As a bodhisattva, Tara is a fully awakened being who, rather than dissolve into bliss, has chosen to reincarnate and work for the liberation of all beings. Inspired by a love of Nature and all her creatures, many of us have taken this bodhisattva vow, whether formally or informally, consciously or unconsciously. In our time, however, the immediate concern is with survival as well as enlightenment. When we remember that we are part of the web of life, we realize that the condition of every living being affects us. This awakening is the essence of true spirituality and a guarantee of political and social consciousness. To the degree that we recognize and feel, on a visceral level, the joyful truth of our interconnectedness, we commit ourselves to personal and global salvation.
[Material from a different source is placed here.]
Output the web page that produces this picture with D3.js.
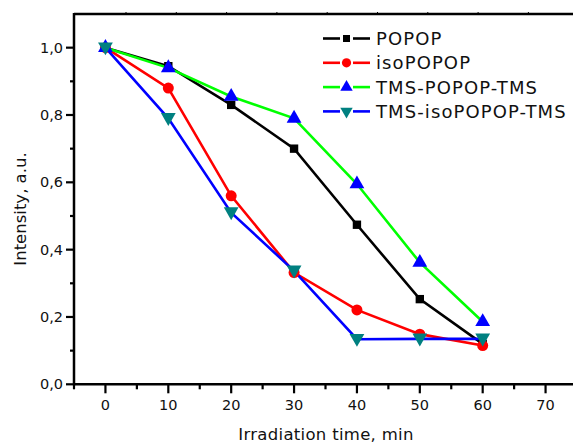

Green Gulch Green Tara’s eroticism is an important aspect of her bodhisattva hood: The sweet pea represents the yoni, and she is surrounded by the sensual abundance of Nature. One of Tara’s human incarnations was as the Tibetan mystic Yeshe Tsogyal, who helped many people to full enlightenment through sacred sexual union with her. — Homage to Tara, our mother: great compassion!
Homage to Tara, our mother: a thousand hands, a thousand eyes!
Homage to Tara, our mother: queen of physicians!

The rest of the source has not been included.